Shellac (v.) & spit-coat
Douglas G. Wilson
douglas at NB.NET
Thu Nov 14 09:56:42 UTC 2002
>(#1) "[give x a good shellacking]"
>
> which means in comon parlance to either ... defeat decisively, or ... to
> batter ....
There is also "shellacked" = "intoxicated". (Ingestion of shellac by
alcoholics is not unknown, but I doubt its relevance.)
>The two possible sources that might make sense for the slang
>usage is either (a) when one coats something with shellac, it's
>a complete covering, so by extension from the completeness
>componnet we'd get 'to completely' do something, or (b) a dark
>red dye is made from shellac, and beating someone physically
>bruises them.
I find (a) conceivable, (b) unlikely.
Here are my guesses; I find any of them plausible, or a combination.
(1) Derivative of German "schlagen" (= "strike") or equivalent. Cf.

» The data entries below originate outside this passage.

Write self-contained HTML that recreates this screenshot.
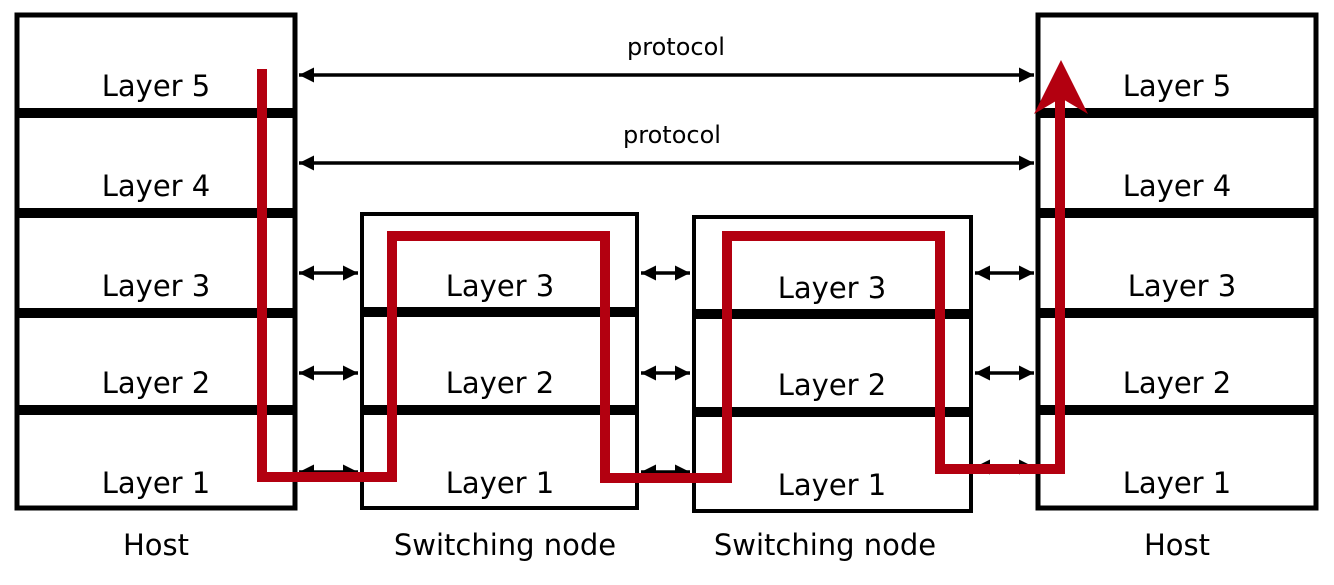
<!DOCTYPE html>
<html><head><style>
body{margin:0;background:#fff;}
svg text{font-family:"DejaVu Sans","Liberation Sans",sans-serif;fill:#000;}
</style></head><body>
<svg width="1334" height="580" viewBox="0 0 1334 580" xmlns="http://www.w3.org/2000/svg">
<defs>
<marker id="a" viewBox="0 0 10 10" refX="10" refY="5" markerWidth="15" markerHeight="15" orient="auto-start-reverse" markerUnits="userSpaceOnUse"><path d="M0,0 L10,5 L0,10 z" fill="#000"/></marker>
</defs>
<g fill="none" stroke="#000">
<rect x="17" y="15" width="278" height="493" stroke-width="5"/>
<rect x="1038" y="15" width="278" height="493" stroke-width="5"/>
<rect x="362" y="214" width="275" height="294" stroke-width="4"/>
<rect x="694" y="217" width="277" height="294" stroke-width="4"/>
<g stroke-width="10">
<line x1="15" y1="113" x2="297" y2="113"/><line x1="15" y1="213" x2="297" y2="213"/>
<line x1="15" y1="313" x2="297" y2="313"/><line x1="15" y1="410" x2="297" y2="410"/>
<line x1="1036" y1="113" x2="1318" y2="113"/><line x1="1036" y1="213" x2="1318" y2="213"/>
<line x1="1036" y1="313" x2="1318" y2="313"/><line x1="1036" y1="410" x2="1318" y2="410"/>
<line x1="360" y1="312" x2="639" y2="312"/><line x1="360" y1="410" x2="639" y2="410"/>
<line x1="692" y1="314" x2="973" y2="314"/><line x1="692" y1="412" x2="973" y2="412"/>
</g>
<g stroke-width="3.5">
<line x1="299" y1="75" x2="1034" y2="75" marker-start="url(#a)" marker-end="url(#a)"/>
<line x1="299" y1="163" x2="1034" y2="163" marker-start="url(#a)" marker-end="url(#a)"/>
<line x1="299" y1="273" x2="358" y2="273" marker-start="url(#a)" marker-end="url(#a)"/>
<line x1="299" y1="373" x2="358" y2="373" marker-start="url(#a)" marker-end="url(#a)"/>
<line x1="299" y1="472" x2="358" y2="472" marker-start="url(#a)" marker-end="url(#a)"/>
<line x1="641" y1="273" x2="690" y2="273" marker-start="url(#a)" marker-end="url(#a)"/>
<line x1="641" y1="373" x2="690" y2="373" marker-start="url(#a)" marker-end="url(#a)"/>
<line x1="641" y1="472" x2="690" y2="472" marker-start="url(#a)" marker-end="url(#a)"/>
<line x1="975" y1="273" x2="1034" y2="273" marker-start="url(#a)" marker-end="url(#a)"/>
<line x1="975" y1="373" x2="1034" y2="373" marker-start="url(#a)" marker-end="url(#a)"/>
<line x1="975" y1="467" x2="1034" y2="467" marker-start="url(#a)" marker-end="url(#a)"/>
</g>
</g>
<polyline points="262,69 262,477 392,477 392,236 605,236 605,478 727,478 727,236 940,236 940,469 1060,469 1060,95" fill="none" stroke="#b30010" stroke-width="10"/>
<polygon points="1061,60 1034,114 1061,98 1088,114" fill="#b30010"/>
<g font-size="29" text-anchor="middle">
<text x="156" y="96">Layer 5</text><text x="156" y="196">Layer 4</text>
<text x="156" y="296">Layer 3</text><text x="156" y="393">Layer 2</text>
<text x="156" y="493">Layer  1</text>
<text x="1177" y="96">Layer 5</text><text x="1177" y="196">Layer 4</text>
<text x="1182" y="296">Layer 3</text><text x="1177" y="393">Layer 2</text>
<text x="1177" y="493">Layer 1</text>
<text x="500" y="296">Layer 3</text><text x="500" y="393">Layer 2</text><text x="500" y="493">Layer 1</text>
<text x="832" y="298">Layer 3</text><text x="832" y="395">Layer 2</text><text x="832" y="495">Layer 1</text>
<text x="156" y="555">Host</text><text x="1177" y="555">Host</text>
<text x="505" y="555">Switching node</text><text x="825" y="555">Switching node</text>
</g>
<g font-size="24" text-anchor="middle">
<text x="676" y="55">protocol</text><text x="672" y="143">protocol</text>
</g>
</svg>
</body></html>
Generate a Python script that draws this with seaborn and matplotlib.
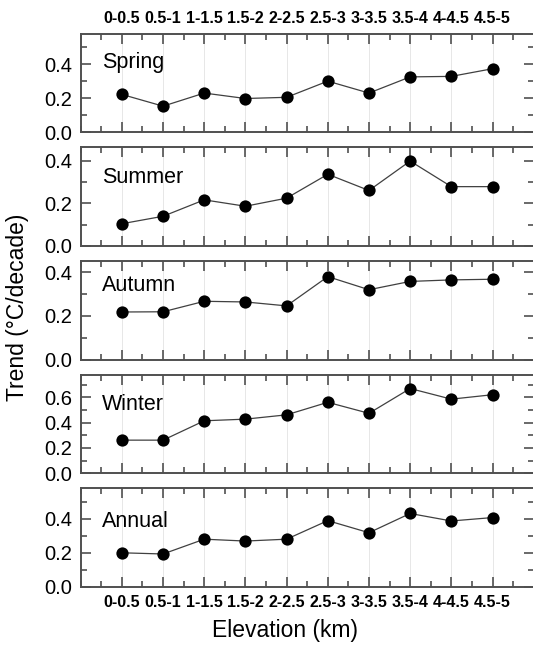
import numpy as np
import pandas as pd
import matplotlib
matplotlib.use("Agg")
import matplotlib.pyplot as plt
from matplotlib.ticker import MultipleLocator, FormatStrFormatter
import seaborn as sns

# ---- data ----
elevation_bins = ["0-0.5", "0.5-1", "1-1.5", "1.5-2", "2-2.5",
                  "2.5-3", "3-3.5", "3.5-4", "4-4.5", "4.5-5"]
seasons = ["Spring", "Summer", "Autumn", "Winter", "Annual"]
spring = [0.222, 0.153, 0.230, 0.198, 0.205, 0.300, 0.230, 0.325, 0.328, 0.373]
summer = [0.104, 0.139, 0.216, 0.186, 0.224, 0.336, 0.260, 0.398, 0.278, 0.278]
autumn = [0.218, 0.219, 0.267, 0.264, 0.246, 0.380, 0.320, 0.358, 0.365, 0.368]
winter = [0.262, 0.262, 0.415, 0.428, 0.462, 0.561, 0.474, 0.670, 0.586, 0.621]
annual = [0.201, 0.194, 0.281, 0.270, 0.281, 0.390, 0.319, 0.432, 0.388, 0.408]
series = [spring, summer, autumn, winter, annual]
y_max = [0.58, 0.463, 0.452, 0.78, 0.58]

# ---- layout / style ----
label_y = [0.655, 0.64, 0.69, 0.64, 0.61]
W, H = 533, 647
sns.set_style("ticks")
plt.rcParams["font.family"] = ["Liberation Sans", "DejaVu Sans"]
plt.rcParams["text.color"] = "black"

fig = plt.figure(figsize=(W / 100, H / 100), dpi=100)
left_px, right_px = 80.7, 533.7
top_px, bot_px = 33.5, 587.0
gap = 15.0
ph = (bot_px - top_px - 4 * gap) / 5

spine_col = "#505050"
axes = []
for i, (name, vals) in enumerate(zip(seasons, series)):
    top = top_px + i * (ph + gap)
    ax = fig.add_axes([left_px / W, 1 - (top + ph) / H,
                       (right_px - left_px) / W, ph / H])
    axes.append(ax)
    df = pd.DataFrame({"x": np.arange(len(elevation_bins)), "y": vals})
    for xv in df["x"]:
        ax.axvline(xv, color="#e3e3e3", lw=0.6, zorder=0)
    sns.lineplot(data=df, x="x", y="y", ax=ax, color="#404040",
                 lw=0.9, zorder=2)
    sns.scatterplot(data=df, x="x", y="y", ax=ax, color="black",
                    s=78, edgecolor="black", linewidth=0, zorder=3)
    ax.set_xlim(-1, 10)
    ax.set_ylim(0, y_max[i])
    ax.set_xlabel("")
    ax.set_ylabel("")
    ax.xaxis.set_minor_locator(MultipleLocator(0.5))
    ax.yaxis.set_major_locator(MultipleLocator(0.2))
    ax.yaxis.set_minor_locator(MultipleLocator(0.1))
    ax.set_xticks(np.arange(len(elevation_bins)))
    ax.set_xticklabels(elevation_bins)
    for s in ax.spines.values():
        s.set_visible(True)
        s.set_color(spine_col)
        s.set_linewidth(1.4)
    ax.tick_params(which="both", direction="in", top=True, right=True,
                   color=spine_col, width=1.2)
    ax.tick_params(which="major", length=7)
    ax.tick_params(which="minor", length=4)
    ax.tick_params(axis="y", labelsize=14.5, pad=6, labelcolor="black")
    ax.tick_params(axis="x", labelsize=11.5, pad=5.5, labelbottom=(i == 4),
                   labeltop=(i == 0), labelcolor="black")
    ax.yaxis.set_major_formatter(FormatStrFormatter("%.1f"))
    for t in ax.get_xticklabels():
        t.set_fontweight("bold")
    ax.text(0.047, label_y[i], name, transform=ax.transAxes, fontsize=15.5,
            va="baseline", ha="left", color="black")

fig.text(18 / W, 1 - 307 / H, "Trend (°C/decade)", rotation=90,
         ha="center", va="center", fontsize=16.5, color="black")
fig.text(285 / W, 1 - 630 / H, "Elevation (km)", ha="center", va="center",
         fontsize=16.5, color="black")

fig.savefig("out.png", dpi=100)
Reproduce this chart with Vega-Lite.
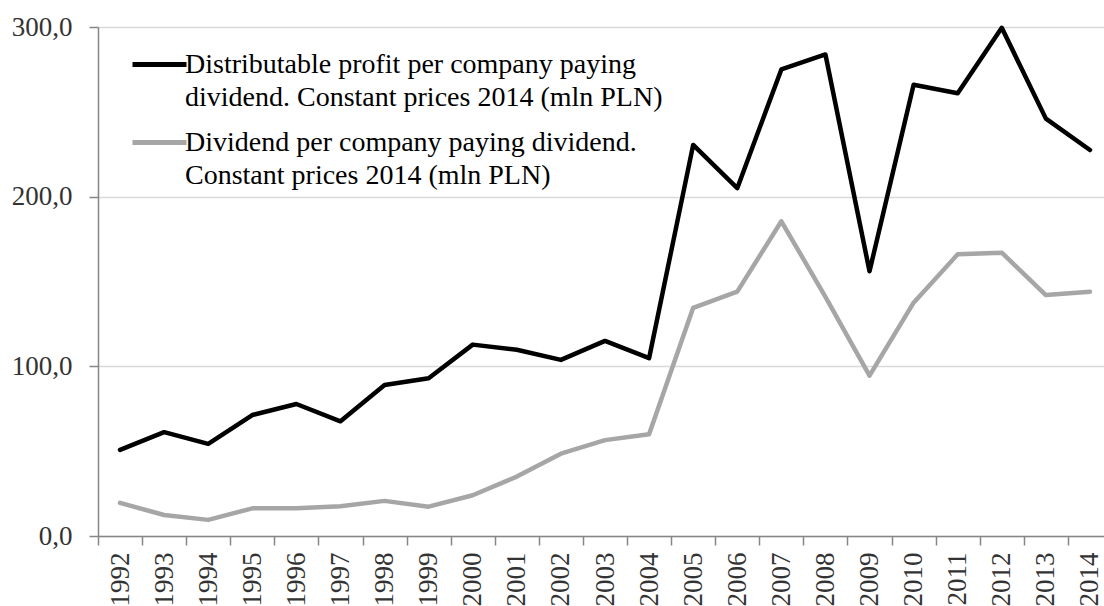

supposed etymology of "schlock" (from Yiddish). Cf. "Our team really got
clobbered", "I really got hammered on schnapps last night", "They really
gave him a pounding".
(2) Onomatopoeic (cf. "smack", "whack", etc.).
(3) [The books seem to favor this one] Shellacking being the last step in
finishing something; thus something shellacked is something completed,
something which has been "finished off".